# [EXERCISE GOAL]
Take the lines from the beginning of the material through the line containing "const yTitle = 'No. of failures';" and retype them exactly, leaving the pictures out.

^^^^

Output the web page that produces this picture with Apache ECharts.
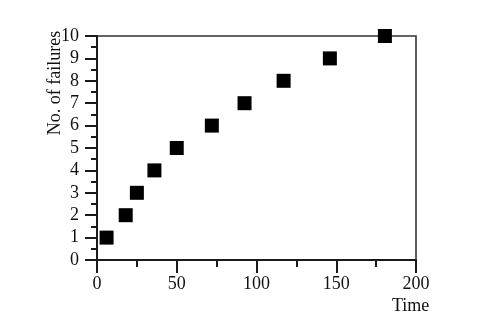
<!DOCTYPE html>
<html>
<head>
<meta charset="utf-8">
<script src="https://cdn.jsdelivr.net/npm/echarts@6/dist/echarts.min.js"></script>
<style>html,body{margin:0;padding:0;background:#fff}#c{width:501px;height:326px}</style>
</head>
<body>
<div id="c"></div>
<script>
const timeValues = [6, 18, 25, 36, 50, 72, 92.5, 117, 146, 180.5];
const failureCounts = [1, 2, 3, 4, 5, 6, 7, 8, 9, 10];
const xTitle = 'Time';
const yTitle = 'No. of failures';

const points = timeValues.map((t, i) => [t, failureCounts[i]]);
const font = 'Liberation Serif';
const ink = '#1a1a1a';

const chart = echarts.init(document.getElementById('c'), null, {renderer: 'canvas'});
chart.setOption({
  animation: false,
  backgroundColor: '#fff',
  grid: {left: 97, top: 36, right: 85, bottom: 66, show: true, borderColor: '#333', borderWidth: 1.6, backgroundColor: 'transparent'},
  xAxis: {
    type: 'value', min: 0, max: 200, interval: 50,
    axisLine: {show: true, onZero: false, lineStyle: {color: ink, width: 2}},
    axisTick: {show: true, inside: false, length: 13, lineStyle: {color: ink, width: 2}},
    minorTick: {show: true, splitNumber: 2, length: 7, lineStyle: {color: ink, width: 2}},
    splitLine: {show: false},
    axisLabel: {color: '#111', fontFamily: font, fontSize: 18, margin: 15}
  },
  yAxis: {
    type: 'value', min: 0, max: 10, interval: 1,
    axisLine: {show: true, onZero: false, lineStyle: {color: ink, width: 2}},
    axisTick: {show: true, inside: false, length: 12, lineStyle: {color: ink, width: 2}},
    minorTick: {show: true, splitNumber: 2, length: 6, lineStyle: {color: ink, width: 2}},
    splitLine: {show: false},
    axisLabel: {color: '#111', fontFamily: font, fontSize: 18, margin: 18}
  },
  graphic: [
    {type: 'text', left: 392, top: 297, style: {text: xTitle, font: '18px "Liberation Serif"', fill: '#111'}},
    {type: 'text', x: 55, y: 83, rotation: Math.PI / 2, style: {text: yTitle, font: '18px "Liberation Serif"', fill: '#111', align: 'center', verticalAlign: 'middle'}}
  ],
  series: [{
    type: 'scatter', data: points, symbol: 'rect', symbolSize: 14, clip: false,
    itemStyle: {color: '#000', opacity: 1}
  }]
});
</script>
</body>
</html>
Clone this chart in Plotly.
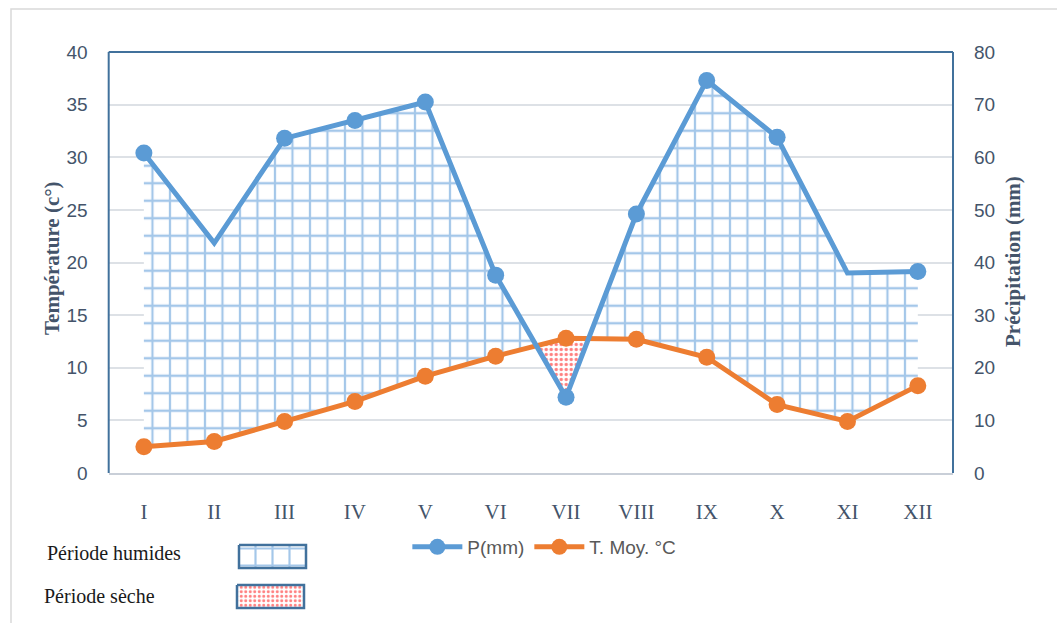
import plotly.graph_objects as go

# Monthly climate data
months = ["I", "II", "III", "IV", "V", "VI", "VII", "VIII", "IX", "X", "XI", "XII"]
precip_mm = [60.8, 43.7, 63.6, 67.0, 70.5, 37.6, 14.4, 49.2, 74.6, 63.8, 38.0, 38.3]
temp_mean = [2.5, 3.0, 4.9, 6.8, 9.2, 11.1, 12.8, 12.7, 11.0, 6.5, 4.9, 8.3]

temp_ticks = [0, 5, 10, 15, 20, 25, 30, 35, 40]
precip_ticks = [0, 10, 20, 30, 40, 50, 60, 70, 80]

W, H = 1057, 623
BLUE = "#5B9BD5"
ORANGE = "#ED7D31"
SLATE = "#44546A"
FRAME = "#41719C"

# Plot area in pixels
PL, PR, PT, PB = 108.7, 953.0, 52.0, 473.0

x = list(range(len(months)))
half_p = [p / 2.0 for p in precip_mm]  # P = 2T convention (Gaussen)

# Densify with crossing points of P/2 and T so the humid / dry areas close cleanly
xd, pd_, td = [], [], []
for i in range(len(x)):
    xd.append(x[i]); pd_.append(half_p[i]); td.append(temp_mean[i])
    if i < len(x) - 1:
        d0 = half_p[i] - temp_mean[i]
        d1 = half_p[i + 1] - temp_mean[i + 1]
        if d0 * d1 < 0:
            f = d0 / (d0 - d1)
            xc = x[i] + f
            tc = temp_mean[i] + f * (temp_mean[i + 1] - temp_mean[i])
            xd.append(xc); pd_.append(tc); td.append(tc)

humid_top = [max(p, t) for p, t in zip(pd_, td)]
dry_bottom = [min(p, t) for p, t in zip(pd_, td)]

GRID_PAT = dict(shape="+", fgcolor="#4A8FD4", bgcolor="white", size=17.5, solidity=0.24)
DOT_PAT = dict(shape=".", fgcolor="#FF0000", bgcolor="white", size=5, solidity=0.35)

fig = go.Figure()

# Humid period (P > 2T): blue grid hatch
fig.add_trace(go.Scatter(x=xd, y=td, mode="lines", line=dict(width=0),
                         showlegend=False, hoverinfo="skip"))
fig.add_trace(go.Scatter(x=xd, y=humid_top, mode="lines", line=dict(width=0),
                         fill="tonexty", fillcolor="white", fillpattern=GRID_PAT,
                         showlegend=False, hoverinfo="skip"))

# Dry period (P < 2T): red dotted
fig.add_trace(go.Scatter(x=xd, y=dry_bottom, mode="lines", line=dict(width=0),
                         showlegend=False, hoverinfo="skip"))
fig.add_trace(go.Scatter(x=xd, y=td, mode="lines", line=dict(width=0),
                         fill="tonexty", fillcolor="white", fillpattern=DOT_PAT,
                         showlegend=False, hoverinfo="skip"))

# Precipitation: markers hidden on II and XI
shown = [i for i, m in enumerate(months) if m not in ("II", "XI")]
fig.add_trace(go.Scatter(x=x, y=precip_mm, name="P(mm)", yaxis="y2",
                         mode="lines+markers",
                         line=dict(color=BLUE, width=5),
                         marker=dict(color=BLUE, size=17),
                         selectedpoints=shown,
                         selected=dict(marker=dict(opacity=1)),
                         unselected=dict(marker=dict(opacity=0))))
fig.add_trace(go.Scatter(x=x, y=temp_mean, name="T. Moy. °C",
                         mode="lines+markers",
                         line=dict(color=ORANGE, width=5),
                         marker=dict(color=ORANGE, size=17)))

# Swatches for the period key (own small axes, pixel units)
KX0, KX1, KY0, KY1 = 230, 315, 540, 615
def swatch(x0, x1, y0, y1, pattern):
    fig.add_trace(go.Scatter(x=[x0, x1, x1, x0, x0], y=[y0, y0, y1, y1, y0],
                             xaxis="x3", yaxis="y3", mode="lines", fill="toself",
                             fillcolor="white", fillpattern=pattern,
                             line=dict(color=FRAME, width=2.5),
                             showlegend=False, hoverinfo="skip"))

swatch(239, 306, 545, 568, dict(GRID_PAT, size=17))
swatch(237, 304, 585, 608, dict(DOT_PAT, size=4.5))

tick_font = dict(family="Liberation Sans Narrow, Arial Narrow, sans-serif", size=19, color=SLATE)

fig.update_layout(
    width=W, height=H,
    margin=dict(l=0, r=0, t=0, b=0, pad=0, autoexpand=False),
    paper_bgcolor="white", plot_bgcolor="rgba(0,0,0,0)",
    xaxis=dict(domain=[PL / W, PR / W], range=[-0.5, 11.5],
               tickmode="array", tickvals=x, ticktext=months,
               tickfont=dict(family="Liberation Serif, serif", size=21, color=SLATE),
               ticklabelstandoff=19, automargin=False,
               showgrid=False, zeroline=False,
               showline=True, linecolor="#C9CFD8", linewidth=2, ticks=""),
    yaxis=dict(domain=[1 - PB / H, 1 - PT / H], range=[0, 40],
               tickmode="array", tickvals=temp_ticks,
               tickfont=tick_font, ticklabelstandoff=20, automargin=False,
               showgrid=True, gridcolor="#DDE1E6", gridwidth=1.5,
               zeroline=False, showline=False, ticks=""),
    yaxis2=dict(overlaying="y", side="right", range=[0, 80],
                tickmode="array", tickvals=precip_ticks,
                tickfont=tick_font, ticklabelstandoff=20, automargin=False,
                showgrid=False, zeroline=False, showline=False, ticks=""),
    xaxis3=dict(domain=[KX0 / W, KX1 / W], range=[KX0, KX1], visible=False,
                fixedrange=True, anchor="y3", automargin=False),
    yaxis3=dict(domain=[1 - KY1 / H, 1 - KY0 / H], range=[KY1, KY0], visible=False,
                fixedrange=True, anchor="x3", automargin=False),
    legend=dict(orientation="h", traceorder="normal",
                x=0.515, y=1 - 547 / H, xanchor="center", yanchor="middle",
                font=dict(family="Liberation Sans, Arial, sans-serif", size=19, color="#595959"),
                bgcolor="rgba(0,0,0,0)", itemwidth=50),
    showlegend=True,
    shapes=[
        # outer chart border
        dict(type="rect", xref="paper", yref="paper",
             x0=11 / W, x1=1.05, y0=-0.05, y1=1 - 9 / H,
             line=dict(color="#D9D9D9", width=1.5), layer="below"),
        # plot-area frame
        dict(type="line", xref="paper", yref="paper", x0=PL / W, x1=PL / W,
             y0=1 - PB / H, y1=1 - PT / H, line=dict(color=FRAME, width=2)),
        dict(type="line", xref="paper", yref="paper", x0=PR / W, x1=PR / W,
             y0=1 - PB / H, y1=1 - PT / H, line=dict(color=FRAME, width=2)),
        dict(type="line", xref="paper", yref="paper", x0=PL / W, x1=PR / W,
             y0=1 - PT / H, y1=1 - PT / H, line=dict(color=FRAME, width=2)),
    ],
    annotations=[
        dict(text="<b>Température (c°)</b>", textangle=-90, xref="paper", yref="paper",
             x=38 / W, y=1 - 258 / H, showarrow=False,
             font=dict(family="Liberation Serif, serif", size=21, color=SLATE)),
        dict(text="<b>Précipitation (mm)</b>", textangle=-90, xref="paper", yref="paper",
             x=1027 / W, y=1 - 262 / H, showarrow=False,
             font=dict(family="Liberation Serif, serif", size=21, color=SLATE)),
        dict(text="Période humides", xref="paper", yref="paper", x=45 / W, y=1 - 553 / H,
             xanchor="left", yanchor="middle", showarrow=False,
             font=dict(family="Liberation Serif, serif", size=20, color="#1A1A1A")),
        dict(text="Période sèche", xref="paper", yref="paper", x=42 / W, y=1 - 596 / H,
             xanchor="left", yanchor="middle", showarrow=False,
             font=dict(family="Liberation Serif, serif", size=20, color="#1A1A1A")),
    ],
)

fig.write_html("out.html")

^^^^

# [CORRECT RESULT]
Output the web page that produces this picture with Apache ECharts.
<!DOCTYPE html>
<html>
<head>
<meta charset="utf-8">
<script src="https://cdn.jsdelivr.net/npm/echarts@6/dist/echarts.min.js"></script>
<style>html,body{margin:0;padding:0;background:#fff}#c{width:501px;height:326px}</style>
</head>
<body>
<div id="c"></div>
<script>
const timeValues = [6, 18, 25, 36, 50, 72, 92.5, 117, 146, 180.5];
const failureCounts = [1, 2, 3, 4, 5, 6, 7, 8, 9, 10];
const xTitle = 'Time';
const yTitle = 'No. of failures';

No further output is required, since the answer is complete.